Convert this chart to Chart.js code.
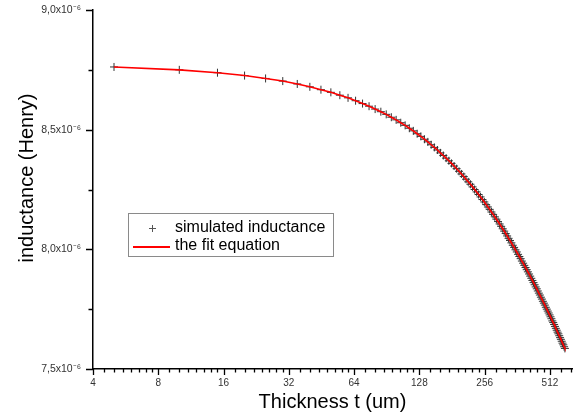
<!DOCTYPE html>
<html><head><meta charset="utf-8">
<script src="https://cdn.jsdelivr.net/npm/chart.js@4.4.1/dist/chart.umd.min.js"></script>
<style>html,body{margin:0;padding:0;background:#fff;}canvas{display:block;}</style>
</head><body>
<canvas id="c" width="573" height="419"></canvas>
<script>
// Thickness t (um)
const thickness = [5,10,15,20,25,30,35,40,45,50,55,60,65,70,75,80,85,90,95,100,
105,110,115,120,125,130,135,140,145,150,155,160,165,170,175,180,185,190,195,200,
205,210,215,220,225,230,235,240,245,250,255,260,265,270,275,280,285,290,295,300,
305,310,315,320,325,330,335,340,345,350,355,360,365,370,375,380,385,390,395,400,
405,410,415,420,425,430,435,440,445,450,455,460,465,470,475,480,485,490,495,500,
505,510,515,520,525,530,535,540,545,550,555,560,565,570,575,580,585,590,595,600];
// inductance, in units of 10^-6 Henry
const simulatedInductance = [8.762,8.750,8.738,8.726,8.714,8.703,8.691,8.679,8.667,8.656,
8.644,8.633,8.621,8.609,8.598,8.586,8.575,8.564,8.552,8.541,
8.529,8.518,8.506,8.495,8.483,8.472,8.460,8.449,8.437,8.426,
8.415,8.403,8.392,8.381,8.370,8.359,8.348,8.337,8.326,8.315,
8.304,8.293,8.282,8.272,8.261,8.250,8.240,8.229,8.219,8.208,
8.198,8.187,8.177,8.167,8.156,8.146,8.136,8.126,8.116,8.106,
8.096,8.086,8.076,8.066,8.056,8.046,8.037,8.027,8.017,8.008,
7.998,7.989,7.979,7.970,7.961,7.951,7.942,7.933,7.924,7.915,
7.906,7.897,7.888,7.879,7.870,7.861,7.852,7.843,7.835,7.826,
7.817,7.809,7.800,7.792,7.783,7.775,7.767,7.758,7.750,7.742,
7.734,7.726,7.718,7.710,7.701,7.694,7.686,7.678,7.670,7.662,
7.654,7.647,7.639,7.631,7.624,7.616,7.608,7.601,7.593,7.586];
const fitInductance = simulatedInductance.slice();
const xTickLabels = [4,8,16,32,64,128,256,512];
const yTickValues = [7.5,8.0,8.5,9.0];
const yTickLabels = ['7,5x10\u207B\u2076','8,0x10\u207B\u2076','8,5x10\u207B\u2076','9,0x10\u207B\u2076'];
const legendLabels = ['simulated inductance','the fit equation'];
const xTitle = 'Thickness t (um)';
const yTitle = 'inductance (Henry)';

const X_MIN = 4, X_MAX = 647, Y_MIN = 7.5, Y_MAX = 9.0;
const FONT = '"Liberation Sans", Arial, sans-serif';

const xTicksAll = [];
xTickLabels.forEach(m => { for (let k = 0; k < 8; k++) { const v = m * (1 + k / 8); if (v <= X_MAX) xTicksAll.push(v); } });
const yTicksAll = [];
for (let i = 0; i < yTickValues.length; i++) { yTicksAll.push(yTickValues[i]); if (i < yTickValues.length - 1) yTicksAll.push((yTickValues[i] + yTickValues[i + 1]) / 2); }

const decor = {
  id: 'decor',
  afterDraw(chart) {
    const ctx = chart.ctx, xs = chart.scales.x, ys = chart.scales.y;
    ctx.save();
    ctx.strokeStyle = '#000'; ctx.lineWidth = 1.3;
    ctx.beginPath();
    xs.ticks.forEach(t => {
      const px = Math.round(xs.getPixelForValue(t.value)) + 0.5;
      const major = xTickLabels.includes(t.value);
      ctx.moveTo(px, xs.top); ctx.lineTo(px, xs.top + (major ? 6 : 3.5));
    });
    ys.ticks.forEach(t => {
      const py = Math.round(ys.getPixelForValue(t.value)) + 0.5;
      const major = yTickValues.some(v => Math.abs(v - t.value) < 1e-9);
      ctx.moveTo(ys.right, py); ctx.lineTo(ys.right - (major ? 7 : 4.5), py);
    });
    ctx.stroke();
    // y title
    ctx.save();
    ctx.translate(33, 178); ctx.rotate(-Math.PI / 2);
    ctx.fillStyle = '#000'; ctx.font = '20px ' + FONT; ctx.textAlign = 'center'; ctx.textBaseline = 'alphabetic';
    ctx.fillText(yTitle, 0, 0);
    ctx.restore();
    // legend
    ctx.strokeStyle = '#8a8a8a'; ctx.lineWidth = 1;
    ctx.strokeRect(128.5, 213.5, 205, 43);
    ctx.strokeStyle = '#555'; ctx.lineWidth = 1;
    ctx.beginPath();
    ctx.moveTo(149, 228.5); ctx.lineTo(156, 228.5);
    ctx.moveTo(152.5, 225); ctx.lineTo(152.5, 232);
    ctx.stroke();
    ctx.strokeStyle = '#ff0000'; ctx.lineWidth = 2;
    ctx.beginPath(); ctx.moveTo(133, 247); ctx.lineTo(170, 247); ctx.stroke();
    ctx.fillStyle = '#000'; ctx.font = '16px ' + FONT; ctx.textAlign = 'left'; ctx.textBaseline = 'middle';
    ctx.fillText(legendLabels[0], 175, 228);
    ctx.fillText(legendLabels[1], 175, 246);
    ctx.restore();
  }
};

new Chart(document.getElementById('c'), {
  type: 'scatter',
  data: {
    datasets: [
      { label: legendLabels[1], data: thickness.map((t, i) => ({ x: t, y: fitInductance[i] })),
        showLine: true, borderColor: '#ff0000', borderWidth: 1.6, pointRadius: 0, fill: false, tension: 0 },
      { label: legendLabels[0], data: thickness.map((t, i) => ({ x: t, y: simulatedInductance[i] })),
        showLine: false, pointStyle: 'cross', pointRadius: 4, pointBorderColor: '#333', pointBorderWidth: 1 }
    ]
  },
  options: {
    responsive: false, animation: false, devicePixelRatio: 1,
    layout: { autoPadding: false, padding: { top: 10, right: 1, left: 0, bottom: 0 } },
    plugins: { legend: { display: false }, tooltip: { enabled: false } },
    scales: {
      x: {
        type: 'logarithmic', min: X_MIN, max: X_MAX,
        afterBuildTicks: s => { s.ticks = xTicksAll.map(v => ({ value: v })); },
        afterFit: s => { s.height = 50; s.paddingLeft = 0; s.paddingRight = 0; },
        grid: { display: false, drawTicks: false },
        border: { display: true, color: '#000', width: 1.5 },
        ticks: { autoSkip: false, maxRotation: 0, color: '#333', padding: 8, font: { size: 10, family: FONT },
          callback: v => xTickLabels.includes(v) ? String(v) : '' },
        title: { display: true, text: xTitle, color: '#000', font: { size: 20, family: FONT }, padding: { top: 0, bottom: 5 } }
      },
      y: {
        type: 'linear', min: Y_MIN, max: Y_MAX,
        afterBuildTicks: s => { s.ticks = yTicksAll.map(v => ({ value: v })); },
        afterFit: s => { s.width = 93; s.paddingTop = 0; s.paddingBottom = 0; },
        grid: { display: false, drawTicks: false },
        border: { display: true, color: '#000', width: 1.5 },
        ticks: { autoSkip: false, color: '#333', padding: 12, font: { size: 10.5, family: FONT },
          callback: v => { const i = yTickValues.findIndex(y => Math.abs(y - v) < 1e-9); return i >= 0 ? yTickLabels[i] : ''; } }
      }
    }
  },
  plugins: [decor]
});
</script>
</body></html>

━━━

§ **SHORT EXERCISE**: Please write out all of the material above without changing a word, and omit any pictures.

§ **EXERCISE OUTPUT**:
Convert this chart to Chart.js code.
<!DOCTYPE html>
<html><head><meta charset="utf-8">
<script src="https://cdn.jsdelivr.net/npm/chart.js@4.4.1/dist/chart.umd.min.js"></script>
<style>html,body{margin:0;padding:0;background:#fff;}canvas{display:block;}</style>
</head><body>
<canvas id="c" width="573" height="419"></canvas>
<script>
// Thickness t (um)
const thickness = [5,10,15,20,25,30,35,40,45,50,55,60,65,70,75,80,85,90,95,100,
105,110,115,120,125,130,135,140,145,150,155,160,165,170,175,180,185,190,195,200,
205,210,215,220,225,230,235,240,245,250,255,260,265,270,275,280,285,290,295,300,
305,310,315,320,325,330,335,340,345,350,355,360,365,370,375,380,385,390,395,400,
405,410,415,420,425,430,435,440,445,450,455,460,465,470,475,480,485,490,495,500,
505,510,515,520,525,530,535,540,545,550,555,560,565,570,575,580,585,590,595,600];
// inductance, in units of 10^-6 Henry
const simulatedInductance = [8.762,8.750,8.738,8.726,8.714,8.703,8.691,8.679,8.667,8.656,
8.644,8.633,8.621,8.609,8.598,8.586,8.575,8.564,8.552,8.541,
8.529,8.518,8.506,8.495,8.483,8.472,8.460,8.449,8.437,8.426,
8.415,8.403,8.392,8.381,8.370,8.359,8.348,8.337,8.326,8.315,
8.304,8.293,8.282,8.272,8.261,8.250,8.240,8.229,8.219,8.208,
8.198,8.187,8.177,8.167,8.156,8.146,8.136,8.126,8.116,8.106,
8.096,8.086,8.076,8.066,8.056,8.046,8.037,8.027,8.017,8.008,
7.998,7.989,7.979,7.970,7.961,7.951,7.942,7.933,7.924,7.915,
7.906,7.897,7.888,7.879,7.870,7.861,7.852,7.843,7.835,7.826,
7.817,7.809,7.800,7.792,7.783,7.775,7.767,7.758,7.750,7.742,
7.734,7.726,7.718,7.710,7.701,7.694,7.686,7.678,7.670,7.662,
7.654,7.647,7.639,7.631,7.624,7.616,7.608,7.601,7.593,7.586];
const fitInductance = simulatedInductance.slice();
const xTickLabels = [4,8,16,32,64,128,256,512];
const yTickValues = [7.5,8.0,8.5,9.0];
const yTickLabels = ['7,5x10\u207B\u2076','8,0x10\u207B\u2076','8,5x10\u207B\u2076','9,0x10\u207B\u2076'];
const legendLabels = ['simulated inductance','the fit equation'];
const xTitle = 'Thickness t (um)';
const yTitle = 'inductance (Henry)';

const X_MIN = 4, X_MAX = 647, Y_MIN = 7.5, Y_MAX = 9.0;
const FONT = '"Liberation Sans", Arial, sans-serif';

const xTicksAll = [];
xTickLabels.forEach(m => { for (let k = 0; k < 8; k++) { const v = m * (1 + k / 8); if (v <= X_MAX) xTicksAll.push(v); } });
const yTicksAll = [];
for (let i = 0; i < yTickValues.length; i++) { yTicksAll.push(yTickValues[i]); if (i < yTickValues.length - 1) yTicksAll.push((yTickValues[i] + yTickValues[i + 1]) / 2); }

const decor = {
  id: 'decor',
  afterDraw(chart) {
    const ctx = chart.ctx, xs = chart.scales.x, ys = chart.scales.y;
    ctx.save();
    ctx.strokeStyle = '#000'; ctx.lineWidth = 1.3;
    ctx.beginPath();
    xs.ticks.forEach(t => {
      const px = Math.round(xs.getPixelForValue(t.value)) + 0.5;
      const major = xTickLabels.includes(t.value);
      ctx.moveTo(px, xs.top); ctx.lineTo(px, xs.top + (major ? 6 : 3.5));
    });
    ys.ticks.forEach(t => {
      const py = Math.round(ys.getPixelForValue(t.value)) + 0.5;
      const major = yTickValues.some(v => Math.abs(v - t.value) < 1e-9);
      ctx.moveTo(ys.right, py); ctx.lineTo(ys.right - (major ? 7 : 4.5), py);
    });
    ctx.stroke();
    // y title
    ctx.save();
    ctx.translate(33, 178); ctx.rotate(-Math.PI / 2);
    ctx.fillStyle = '#000'; ctx.font = '20px ' + FONT; ctx.textAlign = 'center'; ctx.textBaseline = 'alphabetic';
    ctx.fillText(yTitle, 0, 0);
    ctx.restore();
    // legend
    ctx.strokeStyle = '#8a8a8a'; ctx.lineWidth = 1;
    ctx.strokeRect(128.5, 213.5, 205, 43);
    ctx.strokeStyle = '#555'; ctx.lineWidth = 1;
    ctx.beginPath();
    ctx.moveTo(149, 228.5); ctx.lineTo(156, 228.5);
    ctx.moveTo(152.5, 225); ctx.lineTo(152.5, 232);
    ctx.stroke();
    ctx.strokeStyle = '#ff0000'; ctx.lineWidth = 2;
    ctx.beginPath(); ctx.moveTo(133, 247); ctx.lineTo(170, 247); ctx.stroke();
    ctx.fillStyle = '#000'; ctx.font = '16px ' + FONT; ctx.textAlign = 'left'; ctx.textBaseline = 'middle';
    ctx.fillText(legendLabels[0], 175, 228);
    ctx.fillText(legendLabels[1], 175, 246);
    ctx.restore();
  }
};

new Chart(document.getElementById('c'), {
  type: 'scatter',
  data: {
    datasets: [
      { label: legendLabels[1], data: thickness.map((t, i) => ({ x: t, y: fitInductance[i] })),
        showLine: true, borderColor: '#ff0000', borderWidth: 1.6, pointRadius: 0, fill: false, tension: 0 },
      { label: legendLabels[0], data: thickness.map((t, i) => ({ x: t, y: simulatedInductance[i] })),
        showLine: false, pointStyle: 'cross', pointRadius: 4, pointBorderColor: '#333', pointBorderWidth: 1 }
    ]
  },
  options: {
    responsive: false, animation: false, devicePixelRatio: 1,
    layout: { autoPadding: false, padding: { top: 10, right: 1, left: 0, bottom: 0 } },
    plugins: { legend: { display: false }, tooltip: { enabled: false } },
    scales: {
      x: {
        type: 'logarithmic', min: X_MIN, max: X_MAX,
        afterBuildTicks: s => { s.ticks = xTicksAll.map(v => ({ value: v })); },
        afterFit: s => { s.height = 50; s.paddingLeft = 0; s.paddingRight = 0; },
        grid: { display: false, drawTicks: false },
        border: { display: true, color: '#000', width: 1.5 },
        ticks: { autoSkip: false, maxRotation: 0, color: '#333', padding: 8, font: { size: 10, family: FONT },
          callback: v => xTickLabels.includes(v) ? String(v) : '' },
        title: { display: true, text: xTitle, color: '#000', font: { size: 20, family: FONT }, padding: { top: 0, bottom: 5 } }
      },
      y: {
        type: 'linear', min: Y_MIN, max: Y_MAX,
        afterBuildTicks: s => { s.ticks = yTicksAll.map(v => ({ value: v })); },
        afterFit: s => { s.width = 93; s.paddingTop = 0; s.paddingBottom = 0; },
        grid: { display: false, drawTicks: false },
        border: { display: true, color: '#000', width: 1.5 },
        ticks: { autoSkip: false, color: '#333', padding: 12, font: { size: 10.5, family: FONT },
          callback: v => { const i = yTickValues.findIndex(y => Math.abs(y - v) < 1e-9); return i >= 0 ? yTickLabels[i] : ''; } }
      }
    }
  },
  plugins: [decor]
});
</script>
</body></html>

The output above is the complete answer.